(Code that draws figures)
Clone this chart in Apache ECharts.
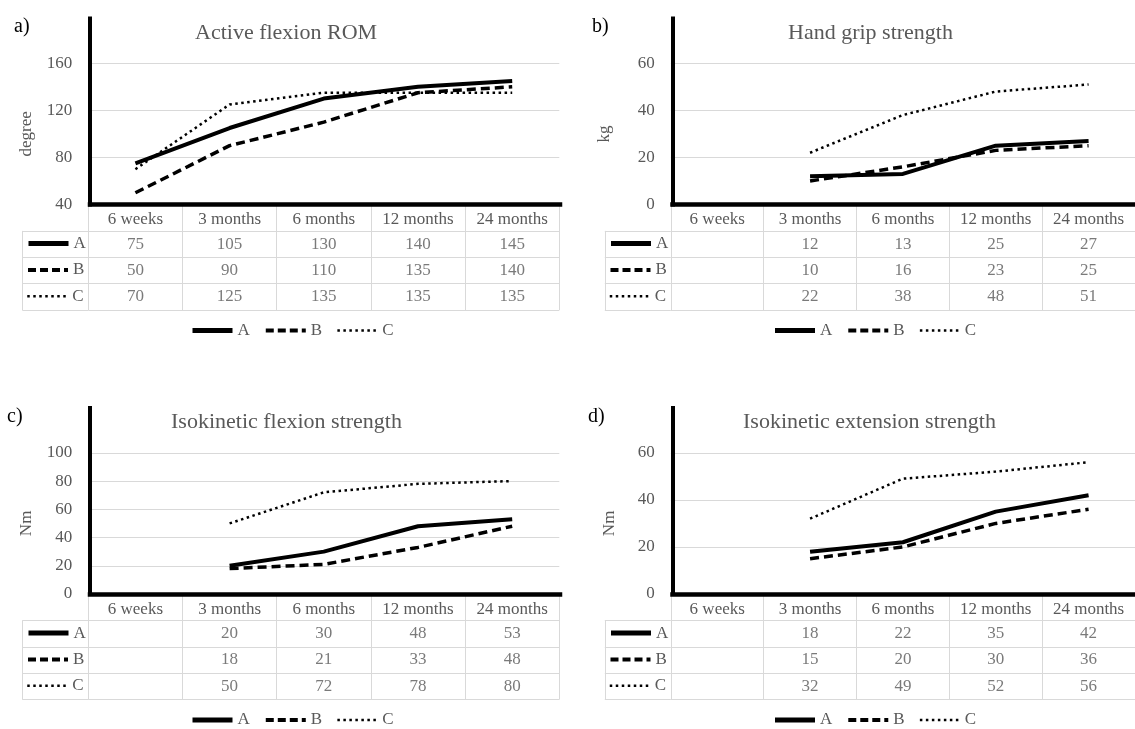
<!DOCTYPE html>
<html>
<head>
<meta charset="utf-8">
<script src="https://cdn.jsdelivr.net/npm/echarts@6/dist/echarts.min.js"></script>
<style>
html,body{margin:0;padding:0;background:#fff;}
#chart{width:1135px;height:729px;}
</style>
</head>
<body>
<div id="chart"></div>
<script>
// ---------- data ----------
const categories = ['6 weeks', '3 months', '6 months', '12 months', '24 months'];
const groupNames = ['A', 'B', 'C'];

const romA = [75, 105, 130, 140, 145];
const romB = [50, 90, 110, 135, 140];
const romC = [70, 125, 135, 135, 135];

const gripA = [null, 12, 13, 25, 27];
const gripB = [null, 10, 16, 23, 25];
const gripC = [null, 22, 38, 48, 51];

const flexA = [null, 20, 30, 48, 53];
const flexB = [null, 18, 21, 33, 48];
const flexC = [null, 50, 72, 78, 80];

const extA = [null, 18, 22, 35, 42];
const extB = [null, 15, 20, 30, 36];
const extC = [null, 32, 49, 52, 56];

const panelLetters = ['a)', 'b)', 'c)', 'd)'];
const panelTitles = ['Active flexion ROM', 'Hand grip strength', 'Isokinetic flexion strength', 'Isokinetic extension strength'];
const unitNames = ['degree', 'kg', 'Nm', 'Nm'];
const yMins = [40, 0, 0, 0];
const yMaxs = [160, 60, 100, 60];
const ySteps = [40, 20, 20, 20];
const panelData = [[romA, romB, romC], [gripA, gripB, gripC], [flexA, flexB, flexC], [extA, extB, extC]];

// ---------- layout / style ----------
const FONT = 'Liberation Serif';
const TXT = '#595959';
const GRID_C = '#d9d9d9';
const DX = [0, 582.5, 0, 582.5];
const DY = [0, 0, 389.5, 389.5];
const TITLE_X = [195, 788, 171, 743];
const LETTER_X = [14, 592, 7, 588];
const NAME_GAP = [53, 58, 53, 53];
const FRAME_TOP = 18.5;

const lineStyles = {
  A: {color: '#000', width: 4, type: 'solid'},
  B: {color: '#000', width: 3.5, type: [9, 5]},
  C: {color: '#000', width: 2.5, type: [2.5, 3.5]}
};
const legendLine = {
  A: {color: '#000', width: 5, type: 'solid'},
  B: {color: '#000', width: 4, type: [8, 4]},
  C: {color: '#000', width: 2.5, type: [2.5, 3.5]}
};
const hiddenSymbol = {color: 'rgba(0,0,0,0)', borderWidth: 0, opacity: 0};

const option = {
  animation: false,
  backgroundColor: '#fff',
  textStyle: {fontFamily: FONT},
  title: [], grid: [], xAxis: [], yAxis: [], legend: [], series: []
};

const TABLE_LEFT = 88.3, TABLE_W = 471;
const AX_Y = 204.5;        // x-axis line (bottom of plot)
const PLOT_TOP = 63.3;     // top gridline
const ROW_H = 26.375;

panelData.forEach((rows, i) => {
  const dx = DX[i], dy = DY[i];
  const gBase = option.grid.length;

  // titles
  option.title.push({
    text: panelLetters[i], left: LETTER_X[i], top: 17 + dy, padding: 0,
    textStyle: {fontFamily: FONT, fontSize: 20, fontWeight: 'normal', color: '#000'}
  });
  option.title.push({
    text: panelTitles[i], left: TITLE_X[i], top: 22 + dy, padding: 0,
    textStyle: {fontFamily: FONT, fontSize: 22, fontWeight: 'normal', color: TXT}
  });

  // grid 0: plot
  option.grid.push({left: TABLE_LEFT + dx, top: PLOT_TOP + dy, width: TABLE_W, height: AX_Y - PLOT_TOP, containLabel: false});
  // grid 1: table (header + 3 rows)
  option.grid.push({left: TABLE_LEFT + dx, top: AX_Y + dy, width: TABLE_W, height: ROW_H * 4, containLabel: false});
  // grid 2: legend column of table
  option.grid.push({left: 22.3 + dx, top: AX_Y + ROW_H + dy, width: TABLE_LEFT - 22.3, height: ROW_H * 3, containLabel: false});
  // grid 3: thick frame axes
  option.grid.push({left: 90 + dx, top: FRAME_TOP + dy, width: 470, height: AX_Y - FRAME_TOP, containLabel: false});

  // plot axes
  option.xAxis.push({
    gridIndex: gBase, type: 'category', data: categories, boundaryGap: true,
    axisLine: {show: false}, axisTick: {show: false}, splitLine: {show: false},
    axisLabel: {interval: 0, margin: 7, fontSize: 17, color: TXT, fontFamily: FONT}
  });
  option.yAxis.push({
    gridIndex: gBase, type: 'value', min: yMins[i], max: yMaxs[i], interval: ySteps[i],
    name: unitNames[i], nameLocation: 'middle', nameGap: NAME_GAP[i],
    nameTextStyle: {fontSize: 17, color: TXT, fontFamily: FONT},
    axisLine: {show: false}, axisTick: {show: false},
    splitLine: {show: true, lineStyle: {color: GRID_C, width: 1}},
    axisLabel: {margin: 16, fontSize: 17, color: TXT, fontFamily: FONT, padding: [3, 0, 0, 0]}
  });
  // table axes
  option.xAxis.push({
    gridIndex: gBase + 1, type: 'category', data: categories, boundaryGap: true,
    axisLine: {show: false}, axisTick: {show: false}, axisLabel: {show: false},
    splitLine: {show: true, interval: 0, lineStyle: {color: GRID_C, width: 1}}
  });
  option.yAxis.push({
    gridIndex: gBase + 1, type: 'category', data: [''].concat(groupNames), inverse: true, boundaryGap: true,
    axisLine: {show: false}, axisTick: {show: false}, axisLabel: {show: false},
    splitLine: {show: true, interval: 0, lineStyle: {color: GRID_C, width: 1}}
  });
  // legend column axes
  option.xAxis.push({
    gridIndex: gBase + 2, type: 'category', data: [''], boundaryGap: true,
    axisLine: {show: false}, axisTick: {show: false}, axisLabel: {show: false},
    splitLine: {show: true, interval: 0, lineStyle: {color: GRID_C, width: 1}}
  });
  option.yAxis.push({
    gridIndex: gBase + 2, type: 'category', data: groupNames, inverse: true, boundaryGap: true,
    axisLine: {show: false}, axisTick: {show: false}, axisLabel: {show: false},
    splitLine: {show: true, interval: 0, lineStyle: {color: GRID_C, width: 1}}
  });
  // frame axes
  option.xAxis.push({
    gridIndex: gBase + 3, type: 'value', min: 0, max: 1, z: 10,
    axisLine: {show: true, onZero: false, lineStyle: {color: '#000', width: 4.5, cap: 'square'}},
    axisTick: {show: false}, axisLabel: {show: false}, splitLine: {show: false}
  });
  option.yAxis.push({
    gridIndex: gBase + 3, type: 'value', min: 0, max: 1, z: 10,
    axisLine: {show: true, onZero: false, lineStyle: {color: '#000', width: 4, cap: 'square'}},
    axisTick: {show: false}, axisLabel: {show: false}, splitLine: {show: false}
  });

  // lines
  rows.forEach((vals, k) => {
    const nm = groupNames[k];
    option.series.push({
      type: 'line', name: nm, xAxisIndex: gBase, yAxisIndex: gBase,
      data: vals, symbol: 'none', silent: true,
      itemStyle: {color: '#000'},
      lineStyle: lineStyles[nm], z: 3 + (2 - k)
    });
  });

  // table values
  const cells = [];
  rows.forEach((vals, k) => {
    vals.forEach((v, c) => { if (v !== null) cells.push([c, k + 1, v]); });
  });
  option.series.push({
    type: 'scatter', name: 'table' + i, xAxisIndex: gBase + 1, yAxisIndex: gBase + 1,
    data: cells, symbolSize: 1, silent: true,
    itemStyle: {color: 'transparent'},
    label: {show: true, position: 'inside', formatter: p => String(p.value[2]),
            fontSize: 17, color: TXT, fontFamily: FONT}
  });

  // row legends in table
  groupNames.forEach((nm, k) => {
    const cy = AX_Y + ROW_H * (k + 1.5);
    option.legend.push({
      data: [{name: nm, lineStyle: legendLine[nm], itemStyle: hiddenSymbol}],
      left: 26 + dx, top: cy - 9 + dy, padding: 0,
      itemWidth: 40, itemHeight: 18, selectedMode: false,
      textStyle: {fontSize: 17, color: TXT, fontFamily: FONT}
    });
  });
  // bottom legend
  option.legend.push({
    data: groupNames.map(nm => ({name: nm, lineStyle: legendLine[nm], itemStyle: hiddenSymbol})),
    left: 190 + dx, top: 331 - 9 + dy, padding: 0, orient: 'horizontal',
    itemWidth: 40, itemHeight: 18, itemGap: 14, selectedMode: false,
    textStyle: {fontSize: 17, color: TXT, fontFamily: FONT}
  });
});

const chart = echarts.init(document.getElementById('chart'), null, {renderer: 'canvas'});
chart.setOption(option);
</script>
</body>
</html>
--
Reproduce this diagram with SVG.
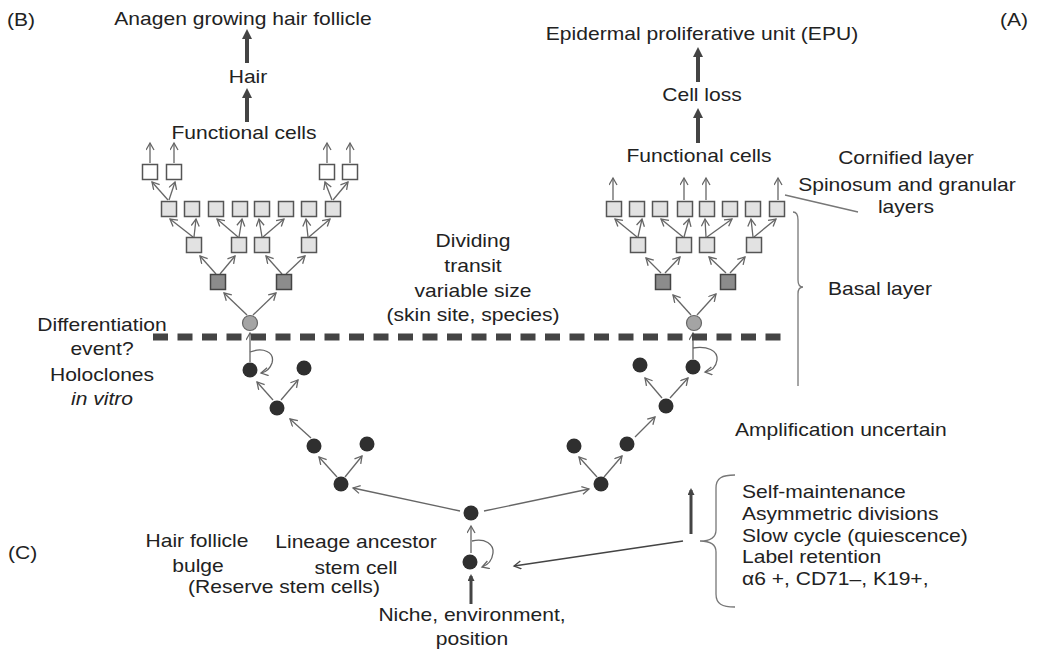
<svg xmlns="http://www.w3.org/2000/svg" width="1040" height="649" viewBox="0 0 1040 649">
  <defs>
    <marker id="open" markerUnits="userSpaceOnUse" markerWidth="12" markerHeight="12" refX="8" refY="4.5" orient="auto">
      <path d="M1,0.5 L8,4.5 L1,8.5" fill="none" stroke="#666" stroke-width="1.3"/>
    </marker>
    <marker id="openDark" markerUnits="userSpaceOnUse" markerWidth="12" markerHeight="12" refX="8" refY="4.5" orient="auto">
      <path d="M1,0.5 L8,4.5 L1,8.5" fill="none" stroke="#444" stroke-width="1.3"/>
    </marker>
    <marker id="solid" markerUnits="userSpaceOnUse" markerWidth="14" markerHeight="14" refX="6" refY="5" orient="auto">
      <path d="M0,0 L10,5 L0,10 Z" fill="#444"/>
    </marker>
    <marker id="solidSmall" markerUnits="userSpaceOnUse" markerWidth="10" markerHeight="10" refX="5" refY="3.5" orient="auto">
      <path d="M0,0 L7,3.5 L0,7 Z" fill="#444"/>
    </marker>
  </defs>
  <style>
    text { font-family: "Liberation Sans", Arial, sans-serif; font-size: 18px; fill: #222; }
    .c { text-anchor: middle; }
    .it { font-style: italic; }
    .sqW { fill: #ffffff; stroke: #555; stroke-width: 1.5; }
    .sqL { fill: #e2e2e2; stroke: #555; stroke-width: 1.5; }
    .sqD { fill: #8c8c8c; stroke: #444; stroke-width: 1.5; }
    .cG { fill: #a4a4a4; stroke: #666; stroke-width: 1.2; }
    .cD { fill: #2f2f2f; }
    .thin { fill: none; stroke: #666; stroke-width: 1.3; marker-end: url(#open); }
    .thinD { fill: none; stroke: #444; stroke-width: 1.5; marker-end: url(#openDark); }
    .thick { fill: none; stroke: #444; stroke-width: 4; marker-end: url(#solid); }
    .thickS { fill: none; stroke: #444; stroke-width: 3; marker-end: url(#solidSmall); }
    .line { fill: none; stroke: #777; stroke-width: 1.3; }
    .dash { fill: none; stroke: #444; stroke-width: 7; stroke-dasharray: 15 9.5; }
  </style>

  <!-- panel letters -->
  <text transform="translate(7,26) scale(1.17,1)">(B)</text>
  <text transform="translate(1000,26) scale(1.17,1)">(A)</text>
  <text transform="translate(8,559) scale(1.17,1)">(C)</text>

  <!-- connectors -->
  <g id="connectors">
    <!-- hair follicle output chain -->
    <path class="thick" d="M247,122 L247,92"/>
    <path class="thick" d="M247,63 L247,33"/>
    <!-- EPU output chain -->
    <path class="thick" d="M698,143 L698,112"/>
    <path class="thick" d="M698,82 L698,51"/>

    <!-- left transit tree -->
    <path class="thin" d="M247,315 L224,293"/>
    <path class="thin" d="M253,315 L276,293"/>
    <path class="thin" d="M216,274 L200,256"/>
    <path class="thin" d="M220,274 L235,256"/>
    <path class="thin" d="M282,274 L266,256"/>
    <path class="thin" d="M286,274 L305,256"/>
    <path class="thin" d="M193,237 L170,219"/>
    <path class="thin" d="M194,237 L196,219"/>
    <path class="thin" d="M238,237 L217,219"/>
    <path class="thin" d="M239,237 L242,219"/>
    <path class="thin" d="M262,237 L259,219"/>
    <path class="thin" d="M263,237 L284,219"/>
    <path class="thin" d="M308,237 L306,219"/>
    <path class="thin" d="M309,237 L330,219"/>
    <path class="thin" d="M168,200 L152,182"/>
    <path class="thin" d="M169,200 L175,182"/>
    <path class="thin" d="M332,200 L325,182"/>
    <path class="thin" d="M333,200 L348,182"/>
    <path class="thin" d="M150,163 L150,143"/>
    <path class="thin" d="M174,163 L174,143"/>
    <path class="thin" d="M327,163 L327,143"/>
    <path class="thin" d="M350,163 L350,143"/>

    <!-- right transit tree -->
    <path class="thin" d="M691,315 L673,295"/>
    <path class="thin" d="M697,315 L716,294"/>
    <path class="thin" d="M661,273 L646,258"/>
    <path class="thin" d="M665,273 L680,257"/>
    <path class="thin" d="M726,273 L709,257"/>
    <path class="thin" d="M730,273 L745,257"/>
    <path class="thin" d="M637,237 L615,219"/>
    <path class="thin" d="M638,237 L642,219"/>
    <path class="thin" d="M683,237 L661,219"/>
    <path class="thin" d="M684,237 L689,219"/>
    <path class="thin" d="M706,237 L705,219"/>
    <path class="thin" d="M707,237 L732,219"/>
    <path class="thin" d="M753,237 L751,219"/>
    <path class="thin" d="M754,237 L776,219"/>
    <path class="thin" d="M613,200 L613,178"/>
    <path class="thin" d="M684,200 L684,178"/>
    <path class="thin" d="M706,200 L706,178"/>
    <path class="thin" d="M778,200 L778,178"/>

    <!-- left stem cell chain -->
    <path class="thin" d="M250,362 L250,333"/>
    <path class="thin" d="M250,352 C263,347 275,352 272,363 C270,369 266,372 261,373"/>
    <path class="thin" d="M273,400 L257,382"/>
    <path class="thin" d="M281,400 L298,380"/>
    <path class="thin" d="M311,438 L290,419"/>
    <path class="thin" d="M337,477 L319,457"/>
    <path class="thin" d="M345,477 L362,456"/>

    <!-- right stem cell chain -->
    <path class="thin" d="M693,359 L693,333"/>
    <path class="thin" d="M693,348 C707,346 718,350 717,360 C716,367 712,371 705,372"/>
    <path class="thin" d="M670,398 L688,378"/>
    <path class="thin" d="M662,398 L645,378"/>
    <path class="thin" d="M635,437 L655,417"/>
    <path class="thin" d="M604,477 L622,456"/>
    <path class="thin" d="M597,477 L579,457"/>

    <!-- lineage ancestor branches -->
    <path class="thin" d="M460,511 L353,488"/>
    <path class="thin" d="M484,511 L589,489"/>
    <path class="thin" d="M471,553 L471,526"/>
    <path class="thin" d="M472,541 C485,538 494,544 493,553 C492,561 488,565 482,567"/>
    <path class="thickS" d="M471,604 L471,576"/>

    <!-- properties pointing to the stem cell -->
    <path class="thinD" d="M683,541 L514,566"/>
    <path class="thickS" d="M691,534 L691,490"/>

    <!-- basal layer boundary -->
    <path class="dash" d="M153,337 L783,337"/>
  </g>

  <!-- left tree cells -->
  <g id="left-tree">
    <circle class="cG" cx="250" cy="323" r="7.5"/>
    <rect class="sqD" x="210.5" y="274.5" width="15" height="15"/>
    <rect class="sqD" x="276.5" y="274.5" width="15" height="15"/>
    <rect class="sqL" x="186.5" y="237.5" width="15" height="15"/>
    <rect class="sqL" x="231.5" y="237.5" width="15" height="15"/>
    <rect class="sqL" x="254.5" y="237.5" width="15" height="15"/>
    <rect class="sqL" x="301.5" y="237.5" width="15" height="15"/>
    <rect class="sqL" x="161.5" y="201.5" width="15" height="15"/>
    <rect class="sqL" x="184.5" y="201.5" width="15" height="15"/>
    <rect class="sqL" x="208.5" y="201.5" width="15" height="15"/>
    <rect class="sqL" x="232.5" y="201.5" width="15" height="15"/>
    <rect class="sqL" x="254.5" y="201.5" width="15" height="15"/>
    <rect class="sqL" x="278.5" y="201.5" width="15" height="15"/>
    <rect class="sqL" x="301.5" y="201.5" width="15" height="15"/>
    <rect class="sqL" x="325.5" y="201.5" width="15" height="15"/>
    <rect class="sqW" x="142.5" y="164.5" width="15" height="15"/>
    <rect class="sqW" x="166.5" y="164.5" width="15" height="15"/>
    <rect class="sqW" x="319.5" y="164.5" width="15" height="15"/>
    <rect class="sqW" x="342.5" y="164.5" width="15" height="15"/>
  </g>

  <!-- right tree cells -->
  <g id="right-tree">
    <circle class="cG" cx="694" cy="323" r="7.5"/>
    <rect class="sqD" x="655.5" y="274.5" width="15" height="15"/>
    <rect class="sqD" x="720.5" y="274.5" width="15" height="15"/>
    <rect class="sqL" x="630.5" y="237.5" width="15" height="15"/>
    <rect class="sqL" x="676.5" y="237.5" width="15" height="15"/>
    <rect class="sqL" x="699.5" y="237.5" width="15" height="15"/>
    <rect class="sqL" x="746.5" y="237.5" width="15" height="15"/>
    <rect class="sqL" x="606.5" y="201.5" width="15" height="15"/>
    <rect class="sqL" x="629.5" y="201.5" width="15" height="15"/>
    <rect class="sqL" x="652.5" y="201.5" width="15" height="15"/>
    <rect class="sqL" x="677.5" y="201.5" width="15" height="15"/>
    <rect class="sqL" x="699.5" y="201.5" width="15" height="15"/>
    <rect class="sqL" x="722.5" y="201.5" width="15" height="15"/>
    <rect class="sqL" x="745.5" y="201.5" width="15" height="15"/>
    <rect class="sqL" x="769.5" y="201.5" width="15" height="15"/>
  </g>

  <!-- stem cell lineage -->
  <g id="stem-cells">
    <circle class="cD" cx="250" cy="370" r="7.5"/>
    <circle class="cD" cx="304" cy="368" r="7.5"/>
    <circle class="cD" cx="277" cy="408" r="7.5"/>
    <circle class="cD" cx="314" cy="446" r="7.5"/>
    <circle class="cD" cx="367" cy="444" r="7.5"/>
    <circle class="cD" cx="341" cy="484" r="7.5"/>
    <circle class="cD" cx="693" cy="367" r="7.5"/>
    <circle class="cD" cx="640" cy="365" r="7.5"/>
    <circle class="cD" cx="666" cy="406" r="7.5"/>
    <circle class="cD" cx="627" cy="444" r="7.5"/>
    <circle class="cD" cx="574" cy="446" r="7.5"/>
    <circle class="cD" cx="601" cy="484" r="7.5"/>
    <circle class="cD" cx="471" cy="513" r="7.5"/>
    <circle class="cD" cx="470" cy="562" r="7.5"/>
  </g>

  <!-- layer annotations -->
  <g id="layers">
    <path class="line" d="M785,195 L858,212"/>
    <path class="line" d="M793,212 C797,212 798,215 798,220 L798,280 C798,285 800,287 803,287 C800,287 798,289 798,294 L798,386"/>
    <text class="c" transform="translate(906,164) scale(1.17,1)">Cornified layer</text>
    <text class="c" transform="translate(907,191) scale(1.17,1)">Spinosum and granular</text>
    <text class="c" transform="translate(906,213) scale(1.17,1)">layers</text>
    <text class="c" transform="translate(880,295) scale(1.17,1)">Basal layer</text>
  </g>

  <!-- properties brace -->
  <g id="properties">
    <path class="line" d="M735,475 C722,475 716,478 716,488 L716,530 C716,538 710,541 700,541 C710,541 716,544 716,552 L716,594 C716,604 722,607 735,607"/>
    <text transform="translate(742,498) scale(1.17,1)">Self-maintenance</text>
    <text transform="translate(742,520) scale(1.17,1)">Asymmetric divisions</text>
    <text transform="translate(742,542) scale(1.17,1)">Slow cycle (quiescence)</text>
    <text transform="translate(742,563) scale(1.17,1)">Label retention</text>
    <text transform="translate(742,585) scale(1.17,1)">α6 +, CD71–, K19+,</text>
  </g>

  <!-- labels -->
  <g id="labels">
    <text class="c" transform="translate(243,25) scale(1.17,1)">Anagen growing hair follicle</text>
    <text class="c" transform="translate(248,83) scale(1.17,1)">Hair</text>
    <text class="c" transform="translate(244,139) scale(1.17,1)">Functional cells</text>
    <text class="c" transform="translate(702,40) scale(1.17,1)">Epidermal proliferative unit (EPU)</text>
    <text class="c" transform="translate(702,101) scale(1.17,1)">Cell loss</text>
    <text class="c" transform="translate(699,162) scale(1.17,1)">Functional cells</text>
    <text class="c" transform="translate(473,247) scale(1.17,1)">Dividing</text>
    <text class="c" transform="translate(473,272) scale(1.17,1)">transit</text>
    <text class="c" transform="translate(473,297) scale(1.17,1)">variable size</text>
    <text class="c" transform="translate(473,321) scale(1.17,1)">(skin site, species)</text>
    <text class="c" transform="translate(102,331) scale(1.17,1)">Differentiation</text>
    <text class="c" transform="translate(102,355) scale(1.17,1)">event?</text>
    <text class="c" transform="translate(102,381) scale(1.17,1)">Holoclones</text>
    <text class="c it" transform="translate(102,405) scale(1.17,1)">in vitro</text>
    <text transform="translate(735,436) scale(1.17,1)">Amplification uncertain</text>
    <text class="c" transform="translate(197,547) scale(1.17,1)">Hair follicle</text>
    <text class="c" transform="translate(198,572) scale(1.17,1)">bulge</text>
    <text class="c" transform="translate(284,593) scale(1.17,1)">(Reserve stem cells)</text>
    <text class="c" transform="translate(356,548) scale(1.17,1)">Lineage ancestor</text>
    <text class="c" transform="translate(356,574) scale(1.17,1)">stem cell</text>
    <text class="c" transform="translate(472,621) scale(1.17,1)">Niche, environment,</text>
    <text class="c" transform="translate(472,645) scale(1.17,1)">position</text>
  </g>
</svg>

Objective: Find and copy every line in the entries above where the string "this" occurs.

Written response:
Clone this chart in Apache ECharts.
Reproduce this diagram with SVG.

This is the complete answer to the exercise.